Standing up for Catholic schools

Catholic schools scapegoated for segregation

There’s a lazy and naïve consensus about the future of relations between the unionist and nationalist communities in the North. The conventional wisdom holds that Catholic schools are a major problem and a barrier to building a shared future. The simplistic idea is as wrong as it is offensive to those who work hard in Catholic schools daily to ensure that they are welcoming and inclusive places and that students are former to be tolerant, well-rounded individuals.

It’s a feeling often articulated by teachers in Catholic schools in the North. They will tell you how hard they worked during the civil conflict to ensure that their children would see education as a way out, and not fall prey to the lure of paramilitarism. They will also tell you of their incredulity that some politicians who spent decades acting as sectarian firebrands now accuse Catholic schools of being divisive.

For some time now, Catholic schools have looked on wide-eyed at the massive resources being pumped in to integrated schools.
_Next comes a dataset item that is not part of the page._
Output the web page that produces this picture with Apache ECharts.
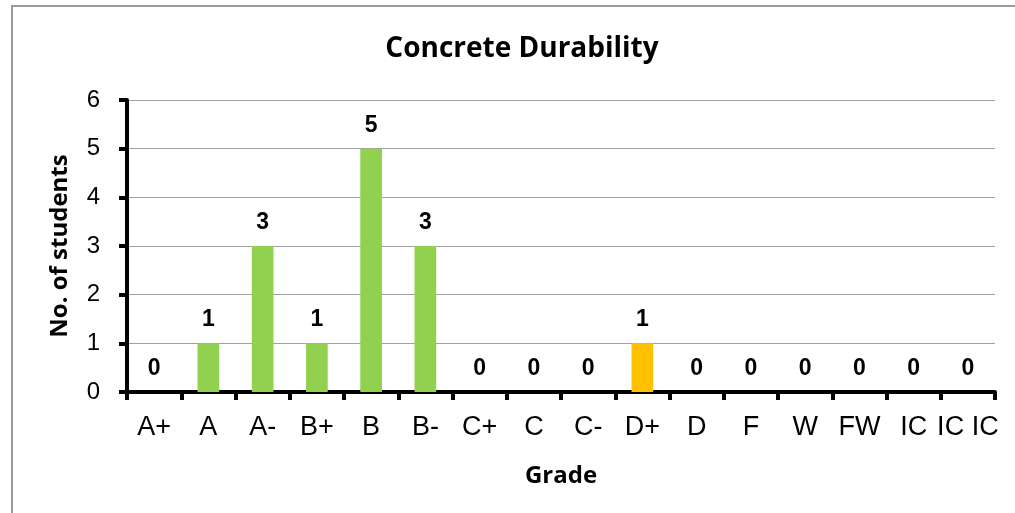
<!DOCTYPE html>
<html>
<head>
<meta charset="utf-8">
<style>
  html, body { margin: 0; padding: 0; background: #fff; }
  #chart { width: 1015px; height: 513px; }
</style>
<script src="https://cdn.jsdelivr.net/npm/echarts@6/dist/echarts.min.js"></script>
</head>
<body>
<div id="chart"></div>
<script>
// grades along the x axis
const grades = ["A+", "A", "A-", "B+", "B", "B-", "C+", "C", "C-", "D+", "D", "F", "W", "FW", "IC", "IC IC"];
// number of students per grade
const students = [0, 1, 3, 1, 5, 3, 0, 0, 0, 1, 0, 0, 0, 0, 0, 0];
const yTicks = [0, 1, 2, 3, 4, 5, 6];
const highlightGrade = "D+";

let chart = echarts.init(document.getElementById("chart"));
let option = {
  animation: false,
  backgroundColor: "#fff",
  graphic: [
    {
      type: "rect",
      shape: { x: 12, y: 6, width: 1100, height: 600 },
      style: { fill: "none", stroke: "#9a9a9a", lineWidth: 2 },
      silent: true,
    },
  ],
  title: {
    text: "Concrete Durability",
    left: 517,
    top: 30,
    textAlign: "center",
    textStyle: { fontFamily: "Open Sans", fontSize: 28, fontWeight: "bold", color: "#000" },
  },
  grid: { left: 127, right: 20, top: 100, bottom: 121 },
  xAxis: {
    type: "category",
    data: grades,
    name: "Grade",
    nameLocation: "middle",
    nameGap: 72,
    nameTextStyle: { fontFamily: "Open Sans", fontSize: 24, fontWeight: "bold", color: "#000" },
    axisLine: { lineStyle: { color: "#000", width: 4 } },
    axisTick: { show: true, length: 8, lineStyle: { color: "#000", width: 4 } },
    axisLabel: { fontFamily: "Liberation Sans", fontSize: 27, color: "#000", margin: 22, interval: 0 },
  },
  yAxis: {
    type: "value",
    min: yTicks[0],
    max: yTicks[yTicks.length - 1],
    interval: 1,
    name: "No. of students",
    nameLocation: "middle",
    nameGap: 55,
    nameTextStyle: { fontFamily: "Open Sans", fontSize: 24, fontWeight: "bold", color: "#000" },
    axisLine: { show: true, lineStyle: { color: "#000", width: 4 } },
    axisTick: { show: true, length: 8, lineStyle: { color: "#000", width: 4 } },
    axisLabel: { fontFamily: "Liberation Sans", fontSize: 24, color: "#000", margin: 27 },
    splitLine: { lineStyle: { color: "#a0a0a0", width: 1 } },
  },
  series: [
    {
      type: "bar",
      data: students,
      barWidth: "40%",
      itemStyle: {
        color: (p) => (grades[p.dataIndex] === highlightGrade ? "#FFC000" : "#92D050"),
      },
      label: {
        show: true,
        position: "top",
        distance: 12,
        fontFamily: "Liberation Sans",
        fontSize: 23,
        fontWeight: "bold",
        color: "#000",
      },
    },
  ],
};
option && chart.setOption(option);
</script>
</body>
</html>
Now, to be clear, no one in the Catholic sector is opposed to integrated education. Catholic schools don’t want special treatment. They simply want fair treatment and they want politicians to look at their achievements and contribution and stop kicking Catholic schools.

Segregation

It was with a certain sense of disbelief that I read remarks from the deputy leader of the Social Democratic and Labour Party (SDLP) Dolores Kelly at the weekend comparing a faith-based education to racial segregation. Such inflammatory rhetoric is good for a headline and will surely see policymakers who have a preferential option for integrated schools approve of Ms Kelly. But such language ill becomes a politician who wants to be taken seriously.

It’s also an insult to the many teachers, parents and families in the Catholic sector who have made huge sacrifices. Many of these people are (were?) supporters of the SDLP.

Writing in The Irish News this week, Tom Kelly, a seasoned media commentator and a former vice chairman of the SDLP, has a fairly withering critique of his former party.

He writes that “of all the parties, only the SDLP has shown a remarkable ability to alienate its core voters without winning any new ones”.

It’s a fairly devastating conclusion and one that is hard to argue with based on the electoral numbers. When the Assembly was established in 1998, the SDLP had 24 members compared to Sinn Féin’s 18.

Today, Sinn Féin has 29 assembly members compared to the SDLP’s 14 and most commentators expect the SDLP’s support to decline further.

Dolores Kelly wants her party to move from the current position of supporting pluralism and parents’ choice in education to a one-size-fits-all model of integrated schools.

She suffered an embarrassing defeat as her party colleagues refused to back her draconian and heavy-handed attempt to impose a simplistic solution to a complex problem.

Catholic schools exist because parents want to choose a faith-based education for their children.

These schools welcome children of all religious traditions and none. Catholic schools have been at the forefront in welcoming new communities.

In terms of educational achievement, Catholic schools consistently top the tables. Catholic schools have also worked hard to tackle the issue of educational disadvantage and have made admirable strides in ensuring that children from challenging backgrounds get the education they deserve.

Ms Kelly and others should look to the Catholic sector for leadership, rather than seeing it as an easy target. Besides, even at a pragmatic level, it seems odd for a party which relies largely on the Catholic community for support to turn on Catholic schools.